--- BEGIN ---

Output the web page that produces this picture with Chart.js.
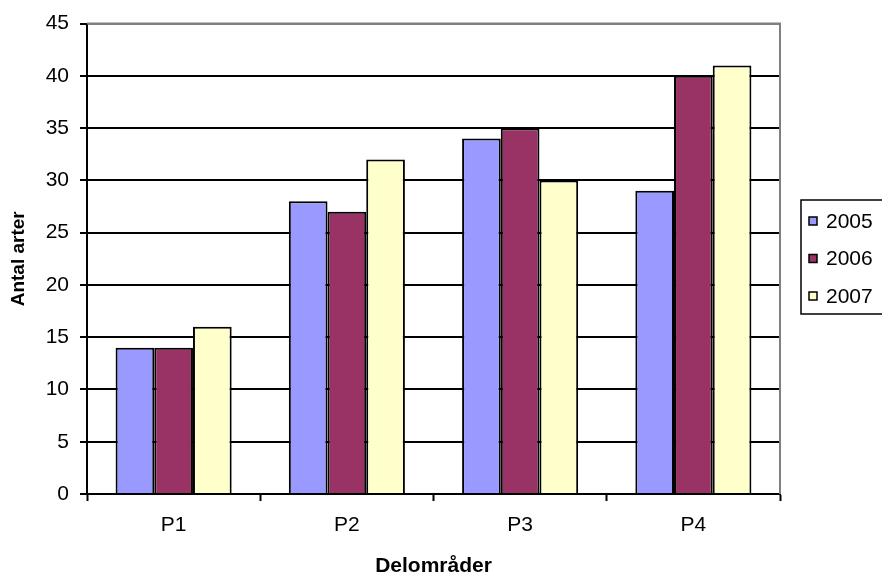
<!DOCTYPE html>
<html>
<head>
<meta charset="utf-8">
<script src="https://cdn.jsdelivr.net/npm/chart.js@4/dist/chart.umd.min.js"></script>
<style>
  html, body { margin: 0; padding: 0; background: #ffffff; }
  #wrap { width: 882px; height: 579px; }
</style>
</head>
<body>
<div id="wrap"><canvas id="c" width="882" height="579"></canvas></div>
<script>
// Number of species per sub-area and year
const categories = ['P1', 'P2', 'P3', 'P4'];
const seriesNames = ['2005', '2006', '2007'];
const values2005 = [14, 28, 34, 29];
const values2006 = [14, 27, 35, 40];
const values2007 = [16, 32, 30, 41];
const seriesColors = ['#9999FF', '#993366', '#FFFFCC'];
const yMin = 0, yMax = 45, yStep = 5;

const FONT = 'Arial, "Liberation Sans", sans-serif';

// Grey frame on the top and right side of the plot area
const frame = {
  id: 'frame',
  afterDraw(chart) {
    const { ctx, chartArea: a } = chart;
    ctx.save();
    ctx.strokeStyle = '#808080';
    ctx.lineWidth = 2;
    ctx.beginPath();
    ctx.moveTo(a.left, a.top);
    ctx.lineTo(a.right, a.top);
    ctx.lineTo(a.right, a.bottom);
    ctx.stroke();
    ctx.restore();
  }
};

// Boxed legend on the right
const boxLegend = {
  id: 'boxLegend',
  afterDraw(chart) {
    const { ctx } = chart;
    const x0 = 801, y0 = 200, w = 90, h = 114;
    ctx.save();
    ctx.strokeStyle = '#000';
    ctx.lineWidth = 1.5;
    ctx.strokeRect(x0, y0, w, h);
    ctx.font = '21px ' + FONT;
    ctx.textBaseline = 'middle';
    ctx.textAlign = 'left';
    chart.data.datasets.forEach((ds, i) => {
      const cy = 221 + i * 37.5;
      ctx.fillStyle = ds.backgroundColor;
      ctx.fillRect(809, cy - 4, 8, 8);
      ctx.lineWidth = 1.5;
      ctx.strokeRect(809, cy - 4, 8, 8);
      ctx.fillStyle = '#000';
      ctx.fillText(ds.label, 826, cy + 1);
    });
    ctx.restore();
  }
};

const allValues = [values2005, values2006, values2007];

new Chart(document.getElementById('c'), {
  type: 'bar',
  data: {
    labels: categories,
    datasets: seriesNames.map((name, i) => ({
      label: name,
      data: allValues[i],
      backgroundColor: seriesColors[i],
      borderColor: '#000',
      borderWidth: 2,
      categoryPercentage: 0.67,
      barPercentage: 1.0
    }))
  },
  options: {
    responsive: false,
    animation: false,
    layout: { padding: { top: 23, right: 102, left: 0, bottom: 0 } },
    plugins: {
      legend: { display: false },
      tooltip: { enabled: false }
    },
    scales: {
      x: {
        afterFit(scale) { scale.height = 85; },
        grid: {
          drawOnChartArea: false,
          drawTicks: true,
          tickLength: 7,
          tickColor: '#000',
          tickWidth: 2,
          offset: true
        },
        border: { color: '#000', width: 2 },
        ticks: {
          color: '#000',
          font: { family: FONT, size: 21 },
          padding: 12
        },
        title: {
          display: true,
          text: 'Delområder',
          color: '#000',
          font: { family: FONT, size: 21, weight: 'bold' },
          padding: { top: 0, bottom: 0 }
        }
      },
      y: {
        min: yMin,
        max: yMax,
        afterFit(scale) { scale.width = 87; },
        ticks: {
          stepSize: yStep,
          color: '#000',
          font: { family: FONT, size: 21 },
          padding: 11
        },
        grid: {
          color: (c) => (c.tick && c.tick.value === yMax) ? '#808080' : '#000',
          lineWidth: 2,
          tickLength: 7,
          tickColor: '#000',
          tickWidth: 2
        },
        border: { color: '#000', width: 2 },
        title: {
          display: true,
          text: 'Antal arter',
          color: '#000',
          font: { family: FONT, size: 19, weight: 'bold' },
          padding: { top: 7, bottom: 0 }
        }
      }
    }
  },
  plugins: [frame, boxLegend]
});
</script>
</body>
</html>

--- END ---

REQUIRED TASK -> Reproduce each line word for word and drop the pictures.

FINISHED TASK ->
Output the web page that produces this picture with Chart.js.
<!DOCTYPE html>
<html>
<head>
<meta charset="utf-8">
<script src="https://cdn.jsdelivr.net/npm/chart.js@4/dist/chart.umd.min.js"></script>
<style>
  html, body { margin: 0; padding: 0; background: #ffffff; }
  #wrap { width: 882px; height: 579px; }
</style>
</head>
<body>
<div id="wrap"><canvas id="c" width="882" height="579"></canvas></div>
<script>
// Number of species per sub-area and year
const categories = ['P1', 'P2', 'P3', 'P4'];
const seriesNames = ['2005', '2006', '2007'];
const values2005 = [14, 28, 34, 29];
const values2006 = [14, 27, 35, 40];
const values2007 = [16, 32, 30, 41];
const seriesColors = ['#9999FF', '#993366', '#FFFFCC'];
const yMin = 0, yMax = 45, yStep = 5;

const FONT = 'Arial, "Liberation Sans", sans-serif';

// Grey frame on the top and right side of the plot area
const frame = {
  id: 'frame',
  afterDraw(chart) {
    const { ctx, chartArea: a } = chart;
    ctx.save();
    ctx.strokeStyle = '#808080';
    ctx.lineWidth = 2;
    ctx.beginPath();
    ctx.moveTo(a.left, a.top);
    ctx.lineTo(a.right, a.top);
    ctx.lineTo(a.right, a.bottom);
    ctx.stroke();
    ctx.restore();
  }
};

// Boxed legend on the right
const boxLegend = {
  id: 'boxLegend',
  afterDraw(chart) {
    const { ctx } = chart;
    const x0 = 801, y0 = 200, w = 90, h = 114;
    ctx.save();
    ctx.strokeStyle = '#000';
    ctx.lineWidth = 1.5;
    ctx.strokeRect(x0, y0, w, h);
    ctx.font = '21px ' + FONT;
    ctx.textBaseline = 'middle';
    ctx.textAlign = 'left';
    chart.data.datasets.forEach((ds, i) => {
      const cy = 221 + i * 37.5;
      ctx.fillStyle = ds.backgroundColor;
      ctx.fillRect(809, cy - 4, 8, 8);
      ctx.lineWidth = 1.5;
      ctx.strokeRect(809, cy - 4, 8, 8);
      ctx.fillStyle = '#000';
      ctx.fillText(ds.label, 826, cy + 1);
    });
    ctx.restore();
  }
};

const allValues = [values2005, values2006, values2007];

new Chart(document.getElementById('c'), {
  type: 'bar',
  data: {
    labels: categories,
    datasets: seriesNames.map((name, i) => ({
      label: name,
      data: allValues[i],
      backgroundColor: seriesColors[i],
      borderColor: '#000',
      borderWidth: 2,
      categoryPercentage: 0.67,
      barPercentage: 1.0
    }))
  },
  options: {
    responsive: false,
    animation: false,
    layout: { padding: { top: 23, right: 102, left: 0, bottom: 0 } },
    plugins: {
      legend: { display: false },
      tooltip: { enabled: false }
    },
    scales: {
      x: {
        afterFit(scale) { scale.height = 85; },
        grid: {
          drawOnChartArea: false,
          drawTicks: true,
          tickLength: 7,
          tickColor: '#000',
          tickWidth: 2,
          offset: true
        },
        border: { color: '#000', width: 2 },
        ticks: {
          color: '#000',
          font: { family: FONT, size: 21 },
          padding: 12
        },
        title: {
          display: true,
          text: 'Delområder',
          color: '#000',
          font: { family: FONT, size: 21, weight: 'bold' },
          padding: { top: 0, bottom: 0 }
        }
      },
      y: {
        min: yMin,
        max: yMax,
        afterFit(scale) { scale.width = 87; },
        ticks: {
          stepSize: yStep,
          color: '#000',
          font: { family: FONT, size: 21 },
          padding: 11
        },
        grid: {
          color: (c) => (c.tick && c.tick.value === yMax) ? '#808080' : '#000',
          lineWidth: 2,
          tickLength: 7,
          tickColor: '#000',
          tickWidth: 2
        },
        border: { color: '#000', width: 2 },
        title: {
          display: true,
          text: 'Antal arter',
          color: '#000',
          font: { family: FONT, size: 19, weight: 'bold' },
          padding: { top: 7, bottom: 0 }
        }
      }
    }
  },
  plugins: [frame, boxLegend]
});
</script>
</body>
</html>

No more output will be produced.